Co-ops are unique among other types of businesses in many ways. One of the most important factors setting co-ops apart is our perspective on competition. Food co-ops definitely compete with traditional corporations in the marketplace. However, there is one major exception: Co-ops do not compete with other co-ops! We coexist and work together for the common goal of providing access to the products and food options that members of our community want.
Principle #6: Cooperation Among Co-ops
Cooperatives serve their members most effectively and strengthen the cooperative movement by working together through local, national, regional and international structures.
While Principle #6 may seem counterintuitive at times, it has a proven track record of success. The Twin Cities area of Minneapolis/St. Paul, Minnesota has been a national example of the power of Principle #6. In a region less populated than ours, there are 12 successful food Co-ops in open operation. Chicagoland is following suit. A wave of communities within Chicago and in the suburbs and collar counties have begun working to open food co-ops, including your very own Prairie Food Co-op in Lombard. We are truly part of a greater movement to make choice, democracy, fair practices and sustainability available to our communities and to make organic, locally sourced, quality food available for our dinner tables.
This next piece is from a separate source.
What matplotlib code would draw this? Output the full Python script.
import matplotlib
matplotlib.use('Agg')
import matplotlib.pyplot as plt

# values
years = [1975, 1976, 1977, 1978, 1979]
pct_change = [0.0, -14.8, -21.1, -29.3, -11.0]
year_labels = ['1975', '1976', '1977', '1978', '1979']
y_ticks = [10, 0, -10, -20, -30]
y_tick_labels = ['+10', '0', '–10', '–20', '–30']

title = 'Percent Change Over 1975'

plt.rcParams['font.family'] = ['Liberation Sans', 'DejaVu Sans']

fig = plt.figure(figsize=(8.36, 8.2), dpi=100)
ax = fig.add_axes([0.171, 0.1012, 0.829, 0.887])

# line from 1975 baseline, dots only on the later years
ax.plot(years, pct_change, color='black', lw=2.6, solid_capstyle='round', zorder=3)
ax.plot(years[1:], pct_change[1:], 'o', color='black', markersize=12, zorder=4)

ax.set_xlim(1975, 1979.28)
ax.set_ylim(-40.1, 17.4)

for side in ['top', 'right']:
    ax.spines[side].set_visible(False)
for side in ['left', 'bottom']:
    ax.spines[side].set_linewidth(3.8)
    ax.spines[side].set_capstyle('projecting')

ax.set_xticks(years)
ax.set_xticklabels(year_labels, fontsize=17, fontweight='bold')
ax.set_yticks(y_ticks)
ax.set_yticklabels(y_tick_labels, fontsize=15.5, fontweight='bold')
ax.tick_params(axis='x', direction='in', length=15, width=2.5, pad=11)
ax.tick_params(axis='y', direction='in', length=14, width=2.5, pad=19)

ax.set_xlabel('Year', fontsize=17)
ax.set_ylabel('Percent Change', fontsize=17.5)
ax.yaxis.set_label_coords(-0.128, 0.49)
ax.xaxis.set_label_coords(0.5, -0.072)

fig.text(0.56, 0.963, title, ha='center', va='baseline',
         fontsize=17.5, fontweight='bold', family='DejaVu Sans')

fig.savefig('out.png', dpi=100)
The Prairie Food Co-op has received and continues to receive the benefit of Principle #6 throughout our development process. Our friends at the Food Co-op Initiative and the fabulous people from other Illinois co-ops such as The Dill Pickle (Chicago), Green Top Grocery (Bloomington), Common Ground (Urbana), Shared Harvest (Elgin), Food Shed (Woodstock), Chicago Market (Chicago) and Sugar Beet (Oak Park), have all shared the knowledge they have learned and the helpful tools they have discovered on their journeys toward opening their flagship stores. All we had to do was ask!
One key element that we have learned from those who have come before us was how to set our share price. Prairie Food Co-op organizers spent an entire year researching best practices, consulting with co-op development experts, and building key mentorship relationships with successful established food co-ops before offering shares to the community. One factor that has proven successful is thoughtfully setting the ownership share price in accord with best practices across the country. We follow these best practices to ensure that our flagship store becomes a reality. In accordance with national trends, Ownership cost was set at $200. $200 has become a very common ownership rate because it generates meaningful start-up capital and is accessible to almost everyone through a payment plan. Plus, $200 is a pretty reasonable cost to OWN your own grocery store, right?
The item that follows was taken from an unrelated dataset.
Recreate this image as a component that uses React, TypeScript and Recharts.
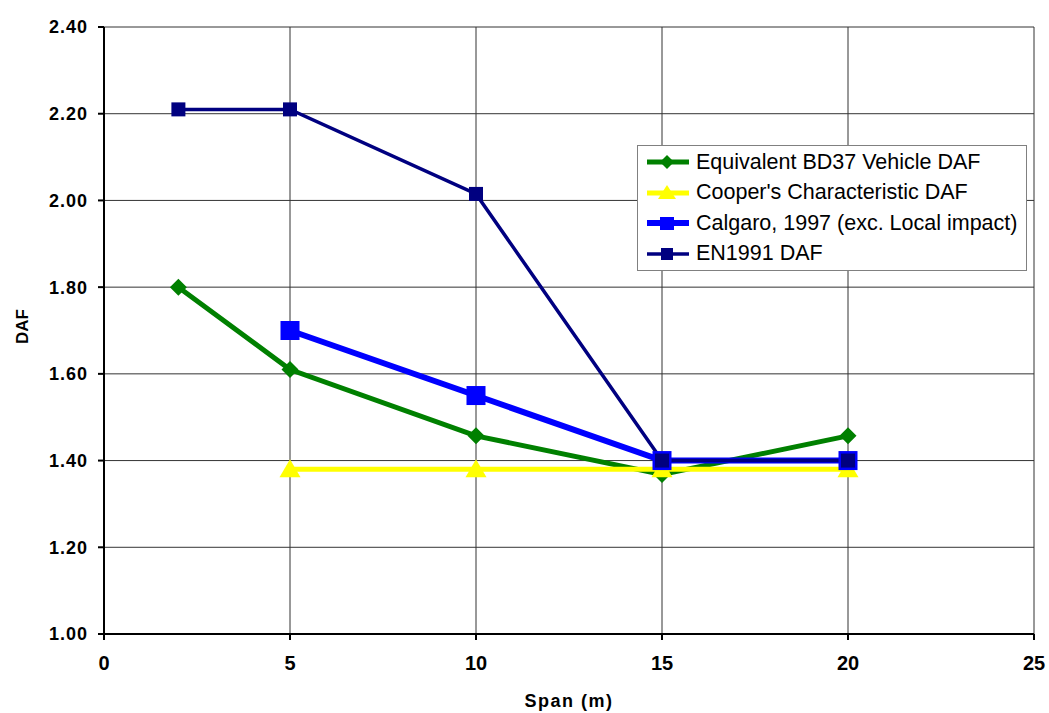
import { LineChart, Line, XAxis, YAxis, CartesianGrid, Legend } from "recharts";

// valeurs
const bd37Spans = [2, 5, 10, 15, 20];
const bd37Daf = [1.8, 1.61, 1.457, 1.368, 1.457];

const cooperSpans = [5, 10, 15, 20];
const cooperDaf = [1.38, 1.38, 1.38, 1.38];

const calgaroSpans = [5, 10, 15, 20];
const calgaroDaf = [1.7, 1.55, 1.4, 1.4];

const enSpans = [2, 5, 10, 15, 20];
const enDaf = [2.21, 2.21, 2.015, 1.4, 1.4];

const xTicks = [0, 5, 10, 15, 20, 25];
const yTicks = [1.0, 1.2, 1.4, 1.6, 1.8, 2.0, 2.2, 2.4];

const seriesNames = [
  "Equivalent BD37 Vehicle DAF",
  "Cooper's Characteristic DAF",
  "Calgaro, 1997 (exc. Local impact)",
  "EN1991 DAF",
];

const toData = (xs: number[], ys: number[]) => xs.map((span, i) => ({ span, daf: ys[i] }));

const font = "'Liberation Sans', Arial, sans-serif";

const colors = ["#008000", "#FFFF00", "#0000FF", "#000080"];
const widths = [5, 5, 6, 3.5];

function Diamond(props: any) {
  const { cx, cy } = props;
  if (cx == null || cy == null) return null;
  const r = 8.5;
  return <path d={`M${cx},${cy - r}L${cx + r},${cy}L${cx},${cy + r}L${cx - r},${cy}Z`} fill={colors[0]} />;
}

function Triangle(props: any) {
  const { cx, cy } = props;
  if (cx == null || cy == null) return null;
  return <path d={`M${cx},${cy - 10}L${cx + 10.5},${cy + 8}L${cx - 10.5},${cy + 8}Z`} fill={colors[1]} />;
}

function makeSquare(size: number, color: string) {
  return (props: any) => {
    const { cx, cy, index } = props;
    if (cx == null || cy == null) return null;
    return <rect key={index} x={cx - size / 2} y={cy - size / 2} width={size} height={size} fill={color} />;
  };
}

function LegendBox() {
  const icon = (i: number) => {
    const c = colors[i];
    let mark;
    if (i === 0) mark = <path d="M21,2L28,9L21,16L14,9Z" fill={c} />;
    else if (i === 1) mark = <path d="M21,1L30,15L12,15Z" fill={c} />;
    else if (i === 2) mark = <rect x={14} y={3} width={14} height={13} fill={c} />;
    else mark = <rect x={15} y={3} width={12} height={12} fill={c} />;
    return (
      <svg width={44} height={18} style={{ marginRight: 6, flex: "none" }}>
        <line x1={1} x2={43} y1={9} y2={9} stroke={c} strokeWidth={widths[i]} />
        {mark}
      </svg>
    );
  };
  return (
    <div
      style={{
        background: "#fff",
        border: "1px solid #808080",
        padding: "1px 4px 1px 8px",
        fontFamily: font,
        fontSize: 21.5,
        color: "#000",
        width: 376,
        whiteSpace: "nowrap",
      }}
    >
      {seriesNames.map((n, i) => (
        <div key={n} style={{ display: "flex", alignItems: "center", height: 30.5 }}>
          {icon(i)}
          <span>{n}</span>
        </div>
      ))}
    </div>
  );
}

const tickY = { fontFamily: font, fontSize: 18, fontWeight: "bold", fill: "#000", letterSpacing: 1, dx: -8 };
const tickX = { fontFamily: font, fontSize: 20, fontWeight: "bold", fill: "#000", dy: 14 };

export default function App() {
  return (
    <div style={{ position: "absolute", left: 0, top: 0, background: "#fff" }}>
      <LineChart width={1049} height={713} margin={{ top: 27, right: 15, bottom: 24, left: 40 }}>
        <CartesianGrid stroke="#333" strokeWidth={1} horizontal vertical />
        <XAxis
          type="number"
          dataKey="span"
          domain={[0, 25]}
          ticks={xTicks}
          allowDuplicatedCategory={false}
          height={55}
          stroke="#000"
          strokeWidth={2}
          tickSize={6}
          tick={tickX}
          label={{
            value: "Span (m)",
            position: "insideBottom",
            offset: -18,
            style: { fontFamily: font, fontSize: 18, fontWeight: "bold", fill: "#000", letterSpacing: 1.5 },
          }}
        />
        <YAxis
          type="number"
          domain={[1, 2.4]}
          ticks={yTicks}
          width={64}
          stroke="#000"
          strokeWidth={2}
          tickSize={6}
          tickFormatter={(v: number) => v.toFixed(2)}
          tick={tickY}
          label={{
            value: "DAF",
            angle: -90,
            position: "insideLeft",
            offset: -18,
            dy: -4,
            style: { fontFamily: font, fontSize: 17, fontWeight: "bold", fill: "#000", textAnchor: "middle" },
          }}
        />
        <Line
          data={toData(bd37Spans, bd37Daf)}
          dataKey="daf"
          name={seriesNames[0]}
          stroke={colors[0]}
          strokeWidth={widths[0]}
          dot={Diamond}
          isAnimationActive={false}
        />
        <Line
          data={toData(cooperSpans, cooperDaf)}
          dataKey="daf"
          name={seriesNames[1]}
          stroke={colors[1]}
          strokeWidth={widths[1]}
          dot={Triangle}
          isAnimationActive={false}
        />
        <Line
          data={toData(calgaroSpans, calgaroDaf)}
          dataKey="daf"
          name={seriesNames[2]}
          stroke={colors[2]}
          strokeWidth={widths[2]}
          dot={makeSquare(19, colors[2])}
          isAnimationActive={false}
        />
        <Line
          data={toData(enSpans, enDaf)}
          dataKey="daf"
          name={seriesNames[3]}
          stroke={colors[3]}
          strokeWidth={widths[3]}
          dot={makeSquare(14, colors[3])}
          isAnimationActive={false}
        />
        <Legend
          layout="vertical"
          align="center"
          verticalAlign="middle"
          content={() => <LegendBox />}
          wrapperStyle={{ left: 637, top: 145, width: "auto" }}
        />
      </LineChart>
    </div>
  );
}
Our share price was set within the bounds of the law existing at the time. Since we have been offering ownership shares, Illinois law has changed. We have gone from an ability to offer up to 5 shares for no more than $100 each to now having the ability to offer up to 10 shares at a maximum of $1,000 each. After careful consideration, the Prairie Food Co-op has decided not to raise our share price at this time. We are following the old adage, “Just because we can, doesn’t mean we should.”
Setting ownership at $200 has allowed us to raise the necessary capital to organize activities and build support and awareness during the initial organizing phase of our development. More importantly this share price has allowed us to accumulate sufficient capital to pay for the market study that is launching us into the next stage of development and is absolutely necessary for us to open our flagship store.
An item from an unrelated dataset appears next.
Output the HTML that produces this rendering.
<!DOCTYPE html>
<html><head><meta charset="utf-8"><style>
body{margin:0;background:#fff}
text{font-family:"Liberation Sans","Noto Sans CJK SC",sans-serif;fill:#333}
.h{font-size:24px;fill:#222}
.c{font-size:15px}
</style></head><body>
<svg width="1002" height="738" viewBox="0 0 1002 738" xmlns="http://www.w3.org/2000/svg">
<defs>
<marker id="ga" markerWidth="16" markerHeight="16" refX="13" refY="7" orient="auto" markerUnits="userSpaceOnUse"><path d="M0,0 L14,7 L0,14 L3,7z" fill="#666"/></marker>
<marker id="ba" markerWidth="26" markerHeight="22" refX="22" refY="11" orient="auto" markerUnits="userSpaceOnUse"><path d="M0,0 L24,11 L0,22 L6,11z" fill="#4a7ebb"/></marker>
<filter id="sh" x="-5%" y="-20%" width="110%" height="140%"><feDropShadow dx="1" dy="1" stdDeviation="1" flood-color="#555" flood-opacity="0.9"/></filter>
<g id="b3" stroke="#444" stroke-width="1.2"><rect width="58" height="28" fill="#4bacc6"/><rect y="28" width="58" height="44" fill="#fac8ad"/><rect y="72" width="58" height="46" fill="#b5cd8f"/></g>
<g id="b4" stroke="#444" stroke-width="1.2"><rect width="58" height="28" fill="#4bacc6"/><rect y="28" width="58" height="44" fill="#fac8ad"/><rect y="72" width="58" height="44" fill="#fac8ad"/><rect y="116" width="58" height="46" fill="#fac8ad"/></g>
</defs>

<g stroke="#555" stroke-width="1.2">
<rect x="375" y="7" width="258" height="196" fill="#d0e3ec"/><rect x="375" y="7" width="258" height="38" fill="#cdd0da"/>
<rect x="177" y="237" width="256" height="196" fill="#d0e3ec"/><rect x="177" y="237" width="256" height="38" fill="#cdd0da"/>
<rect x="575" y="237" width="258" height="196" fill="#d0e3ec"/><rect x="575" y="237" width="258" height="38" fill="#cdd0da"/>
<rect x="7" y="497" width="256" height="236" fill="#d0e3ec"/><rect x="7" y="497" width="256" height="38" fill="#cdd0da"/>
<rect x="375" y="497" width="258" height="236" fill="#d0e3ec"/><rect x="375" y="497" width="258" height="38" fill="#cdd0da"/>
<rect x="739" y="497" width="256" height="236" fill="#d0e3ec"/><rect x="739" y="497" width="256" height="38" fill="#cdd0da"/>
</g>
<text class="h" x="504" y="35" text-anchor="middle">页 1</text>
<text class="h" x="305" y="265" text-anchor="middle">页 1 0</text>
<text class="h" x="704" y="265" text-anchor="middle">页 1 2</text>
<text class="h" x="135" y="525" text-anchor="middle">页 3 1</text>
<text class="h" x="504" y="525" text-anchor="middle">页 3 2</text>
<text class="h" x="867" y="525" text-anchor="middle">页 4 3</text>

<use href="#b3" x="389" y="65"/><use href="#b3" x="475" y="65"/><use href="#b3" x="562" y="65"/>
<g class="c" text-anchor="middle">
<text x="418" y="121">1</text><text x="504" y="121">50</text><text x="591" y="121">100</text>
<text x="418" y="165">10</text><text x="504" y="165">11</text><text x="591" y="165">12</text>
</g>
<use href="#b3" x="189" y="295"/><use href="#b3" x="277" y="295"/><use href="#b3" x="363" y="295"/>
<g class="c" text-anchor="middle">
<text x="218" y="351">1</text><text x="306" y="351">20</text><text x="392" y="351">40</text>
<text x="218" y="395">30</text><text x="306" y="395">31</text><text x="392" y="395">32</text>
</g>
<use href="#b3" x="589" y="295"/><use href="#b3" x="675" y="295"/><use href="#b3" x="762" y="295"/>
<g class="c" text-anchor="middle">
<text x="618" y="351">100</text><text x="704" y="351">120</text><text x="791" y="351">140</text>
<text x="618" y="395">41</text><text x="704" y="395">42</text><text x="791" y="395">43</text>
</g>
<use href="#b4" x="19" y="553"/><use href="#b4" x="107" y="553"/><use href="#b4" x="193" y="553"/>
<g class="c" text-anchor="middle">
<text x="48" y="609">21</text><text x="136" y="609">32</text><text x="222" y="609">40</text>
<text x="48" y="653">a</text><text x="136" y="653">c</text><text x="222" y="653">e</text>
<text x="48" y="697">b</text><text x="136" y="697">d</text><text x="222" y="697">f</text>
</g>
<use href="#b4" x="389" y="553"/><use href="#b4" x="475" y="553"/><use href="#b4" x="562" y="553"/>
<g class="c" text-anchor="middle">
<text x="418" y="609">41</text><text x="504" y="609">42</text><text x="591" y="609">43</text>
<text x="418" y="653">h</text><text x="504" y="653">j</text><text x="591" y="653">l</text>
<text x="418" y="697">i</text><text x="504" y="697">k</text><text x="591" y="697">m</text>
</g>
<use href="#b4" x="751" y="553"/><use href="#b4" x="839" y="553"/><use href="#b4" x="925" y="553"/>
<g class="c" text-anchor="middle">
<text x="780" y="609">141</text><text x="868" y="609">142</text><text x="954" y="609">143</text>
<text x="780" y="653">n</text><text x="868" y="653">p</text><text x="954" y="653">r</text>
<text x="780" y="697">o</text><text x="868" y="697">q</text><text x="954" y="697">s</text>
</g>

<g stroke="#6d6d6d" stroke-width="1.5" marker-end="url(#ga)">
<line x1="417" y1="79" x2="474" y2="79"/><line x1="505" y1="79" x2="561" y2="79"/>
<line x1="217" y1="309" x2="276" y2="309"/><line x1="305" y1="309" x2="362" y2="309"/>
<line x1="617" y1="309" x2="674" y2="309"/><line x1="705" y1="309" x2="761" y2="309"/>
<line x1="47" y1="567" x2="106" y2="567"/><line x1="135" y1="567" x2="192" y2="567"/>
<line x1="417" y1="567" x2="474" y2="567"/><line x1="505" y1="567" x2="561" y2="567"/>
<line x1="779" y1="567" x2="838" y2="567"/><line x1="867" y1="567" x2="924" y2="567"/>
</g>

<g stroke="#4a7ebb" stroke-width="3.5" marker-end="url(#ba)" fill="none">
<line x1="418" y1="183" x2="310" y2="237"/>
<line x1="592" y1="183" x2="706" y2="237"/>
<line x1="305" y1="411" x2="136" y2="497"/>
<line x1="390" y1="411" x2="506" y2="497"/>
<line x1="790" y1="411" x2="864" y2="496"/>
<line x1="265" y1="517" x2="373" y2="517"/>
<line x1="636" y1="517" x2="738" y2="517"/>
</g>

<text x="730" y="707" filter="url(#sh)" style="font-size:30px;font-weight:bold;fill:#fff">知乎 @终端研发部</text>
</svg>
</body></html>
Thank you to all who have found value in the Prairie Food Co-op and have become owners already. We know many more people in the community are on the cusp of ownership as well. As you make this decision remember two very important things. First, the Prairie Food Co-op, as one of many cooperative businesses developing in Chicagoland today, is part of a community bonded by Principle #6. This provides a strength and legitimacy beyond our numbers. Second, we strive to be accessible to everyone in our community by offering payment plans that can help all households and families who share our values be part of the movement and help open the flagship Prairie Food Co-op store.